_Written exercise_
What number of lines hold the word "matplotlib"? State that number and nothing besides.

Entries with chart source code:
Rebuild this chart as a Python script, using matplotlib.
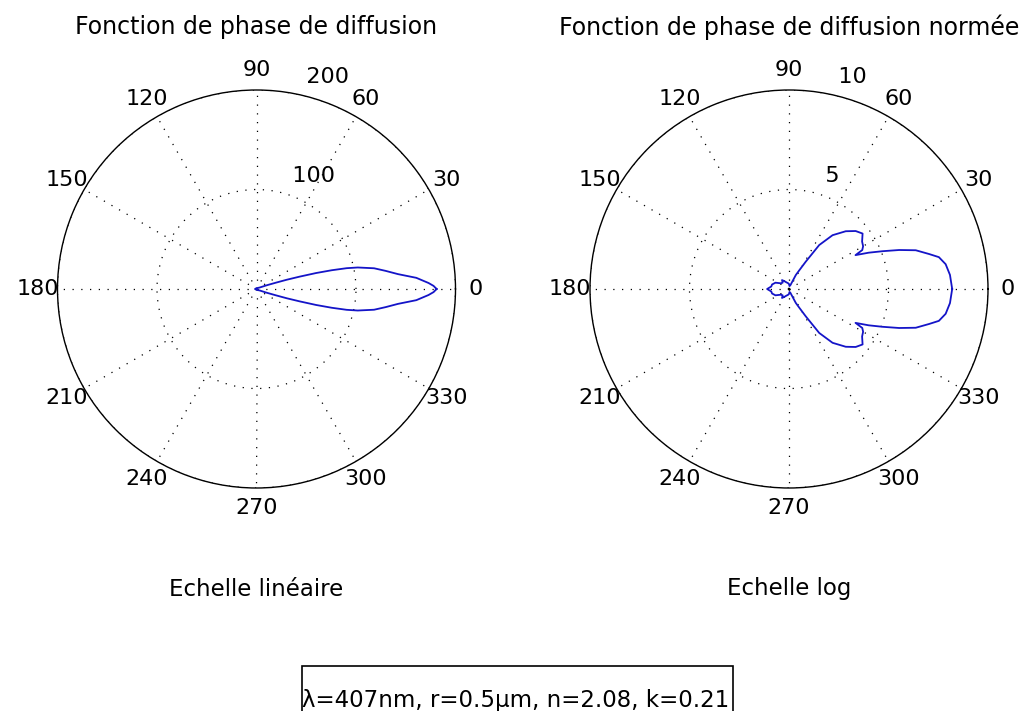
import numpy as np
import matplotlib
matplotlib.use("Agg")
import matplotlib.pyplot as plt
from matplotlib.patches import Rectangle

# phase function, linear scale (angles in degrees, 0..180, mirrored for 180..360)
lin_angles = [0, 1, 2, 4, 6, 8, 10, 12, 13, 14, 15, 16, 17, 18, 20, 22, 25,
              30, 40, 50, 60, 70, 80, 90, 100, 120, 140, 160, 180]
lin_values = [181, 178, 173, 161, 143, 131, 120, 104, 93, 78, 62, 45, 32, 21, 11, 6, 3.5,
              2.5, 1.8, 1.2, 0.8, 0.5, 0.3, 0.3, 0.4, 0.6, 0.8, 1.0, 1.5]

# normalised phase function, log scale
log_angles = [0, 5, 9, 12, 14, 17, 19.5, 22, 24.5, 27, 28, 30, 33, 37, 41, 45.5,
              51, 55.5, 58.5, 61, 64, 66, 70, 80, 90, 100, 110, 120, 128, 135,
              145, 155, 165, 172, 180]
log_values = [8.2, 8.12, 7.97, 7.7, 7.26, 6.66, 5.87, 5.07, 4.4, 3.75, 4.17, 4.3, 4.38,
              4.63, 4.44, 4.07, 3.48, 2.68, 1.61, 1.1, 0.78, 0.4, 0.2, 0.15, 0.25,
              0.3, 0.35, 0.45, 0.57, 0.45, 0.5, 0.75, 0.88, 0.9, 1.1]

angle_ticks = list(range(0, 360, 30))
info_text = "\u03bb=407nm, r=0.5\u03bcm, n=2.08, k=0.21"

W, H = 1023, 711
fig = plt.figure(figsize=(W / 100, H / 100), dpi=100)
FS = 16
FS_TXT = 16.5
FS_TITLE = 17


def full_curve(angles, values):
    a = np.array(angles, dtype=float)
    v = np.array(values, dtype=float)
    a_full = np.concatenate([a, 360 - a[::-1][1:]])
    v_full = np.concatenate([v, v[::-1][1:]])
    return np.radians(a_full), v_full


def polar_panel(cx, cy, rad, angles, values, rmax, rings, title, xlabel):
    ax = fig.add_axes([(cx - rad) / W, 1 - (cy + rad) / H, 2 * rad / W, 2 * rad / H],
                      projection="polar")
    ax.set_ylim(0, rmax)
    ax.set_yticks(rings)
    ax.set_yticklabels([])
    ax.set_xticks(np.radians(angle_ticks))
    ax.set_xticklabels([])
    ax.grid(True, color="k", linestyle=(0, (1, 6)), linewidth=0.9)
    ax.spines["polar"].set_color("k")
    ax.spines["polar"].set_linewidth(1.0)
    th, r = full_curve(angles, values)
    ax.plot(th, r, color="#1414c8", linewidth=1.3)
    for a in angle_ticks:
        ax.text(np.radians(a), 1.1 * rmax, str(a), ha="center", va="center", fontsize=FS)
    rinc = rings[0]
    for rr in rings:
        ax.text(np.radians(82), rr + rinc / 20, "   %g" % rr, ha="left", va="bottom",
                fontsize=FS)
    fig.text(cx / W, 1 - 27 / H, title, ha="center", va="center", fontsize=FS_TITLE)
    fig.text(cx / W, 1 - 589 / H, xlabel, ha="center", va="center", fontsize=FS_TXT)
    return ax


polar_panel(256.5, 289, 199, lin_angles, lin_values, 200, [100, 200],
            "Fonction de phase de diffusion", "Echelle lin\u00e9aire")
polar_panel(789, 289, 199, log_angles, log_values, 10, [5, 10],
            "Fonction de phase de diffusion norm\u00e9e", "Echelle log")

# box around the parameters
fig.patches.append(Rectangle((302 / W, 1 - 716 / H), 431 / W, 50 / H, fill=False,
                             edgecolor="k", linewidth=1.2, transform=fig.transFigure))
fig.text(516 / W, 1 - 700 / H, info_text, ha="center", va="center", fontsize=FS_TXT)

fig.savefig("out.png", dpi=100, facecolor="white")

--

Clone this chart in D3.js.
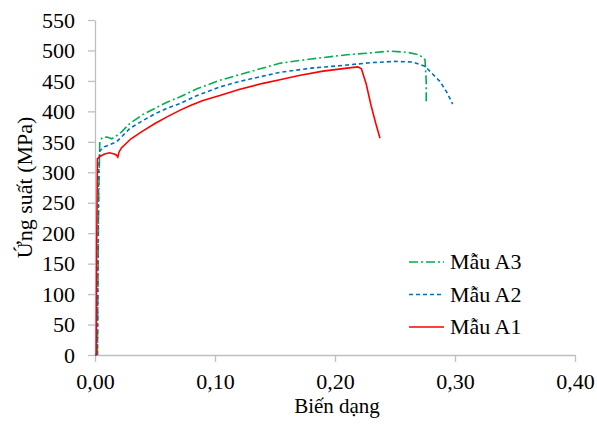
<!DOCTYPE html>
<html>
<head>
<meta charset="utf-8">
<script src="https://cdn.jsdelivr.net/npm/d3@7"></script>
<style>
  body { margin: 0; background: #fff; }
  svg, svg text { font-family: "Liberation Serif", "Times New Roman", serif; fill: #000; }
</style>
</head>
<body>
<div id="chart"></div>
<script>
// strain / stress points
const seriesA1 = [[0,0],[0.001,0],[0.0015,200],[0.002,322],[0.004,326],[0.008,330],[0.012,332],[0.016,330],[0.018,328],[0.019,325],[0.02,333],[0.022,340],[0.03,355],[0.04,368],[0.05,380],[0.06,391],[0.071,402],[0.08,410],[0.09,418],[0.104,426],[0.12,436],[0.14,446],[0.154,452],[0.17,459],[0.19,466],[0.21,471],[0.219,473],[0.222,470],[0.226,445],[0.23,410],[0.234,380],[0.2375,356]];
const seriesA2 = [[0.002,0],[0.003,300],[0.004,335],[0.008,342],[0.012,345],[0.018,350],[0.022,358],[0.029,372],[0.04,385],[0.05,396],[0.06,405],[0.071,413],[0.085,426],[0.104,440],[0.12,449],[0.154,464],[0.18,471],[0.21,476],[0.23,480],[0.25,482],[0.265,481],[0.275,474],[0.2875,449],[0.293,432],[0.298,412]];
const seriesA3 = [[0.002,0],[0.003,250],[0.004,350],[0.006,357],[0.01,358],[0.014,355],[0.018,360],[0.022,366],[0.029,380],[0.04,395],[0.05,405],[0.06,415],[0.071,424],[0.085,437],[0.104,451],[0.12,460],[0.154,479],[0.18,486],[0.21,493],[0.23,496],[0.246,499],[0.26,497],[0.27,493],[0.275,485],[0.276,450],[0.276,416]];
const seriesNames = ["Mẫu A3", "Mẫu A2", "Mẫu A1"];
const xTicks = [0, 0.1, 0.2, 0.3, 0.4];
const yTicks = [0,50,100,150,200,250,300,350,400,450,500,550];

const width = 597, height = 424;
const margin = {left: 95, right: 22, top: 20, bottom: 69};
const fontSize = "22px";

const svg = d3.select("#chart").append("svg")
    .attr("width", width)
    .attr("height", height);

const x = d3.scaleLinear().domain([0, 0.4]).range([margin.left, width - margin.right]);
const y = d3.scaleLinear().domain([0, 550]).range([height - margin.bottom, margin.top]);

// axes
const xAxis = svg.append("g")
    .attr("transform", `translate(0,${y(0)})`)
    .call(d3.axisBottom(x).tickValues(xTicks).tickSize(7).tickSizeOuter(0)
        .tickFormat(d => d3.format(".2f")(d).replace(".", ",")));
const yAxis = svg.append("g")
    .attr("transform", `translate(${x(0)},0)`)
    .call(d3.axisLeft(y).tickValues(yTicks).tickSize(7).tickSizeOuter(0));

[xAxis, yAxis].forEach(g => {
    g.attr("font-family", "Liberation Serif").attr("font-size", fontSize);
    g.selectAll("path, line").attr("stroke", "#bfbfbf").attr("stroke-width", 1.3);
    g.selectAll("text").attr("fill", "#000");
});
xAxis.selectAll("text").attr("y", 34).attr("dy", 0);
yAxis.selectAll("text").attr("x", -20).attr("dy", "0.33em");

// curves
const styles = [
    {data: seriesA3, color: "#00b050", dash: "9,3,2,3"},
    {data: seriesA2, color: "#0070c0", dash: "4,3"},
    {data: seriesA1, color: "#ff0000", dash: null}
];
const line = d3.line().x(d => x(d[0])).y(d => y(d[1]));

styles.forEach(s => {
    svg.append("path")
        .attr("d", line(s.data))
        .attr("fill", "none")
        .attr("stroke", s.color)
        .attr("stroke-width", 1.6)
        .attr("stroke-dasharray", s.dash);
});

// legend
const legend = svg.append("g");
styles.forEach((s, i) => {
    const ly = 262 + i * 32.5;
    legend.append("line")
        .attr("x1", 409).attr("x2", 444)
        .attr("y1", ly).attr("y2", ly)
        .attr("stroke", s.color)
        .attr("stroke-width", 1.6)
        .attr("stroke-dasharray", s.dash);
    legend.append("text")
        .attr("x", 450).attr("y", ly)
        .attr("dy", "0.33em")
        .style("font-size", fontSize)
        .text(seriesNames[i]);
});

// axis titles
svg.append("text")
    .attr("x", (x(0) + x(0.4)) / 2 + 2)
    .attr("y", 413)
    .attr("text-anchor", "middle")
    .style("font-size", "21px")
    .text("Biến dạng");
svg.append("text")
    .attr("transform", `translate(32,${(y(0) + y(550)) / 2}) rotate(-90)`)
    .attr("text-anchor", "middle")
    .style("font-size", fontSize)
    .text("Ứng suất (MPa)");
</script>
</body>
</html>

_Correct result_
5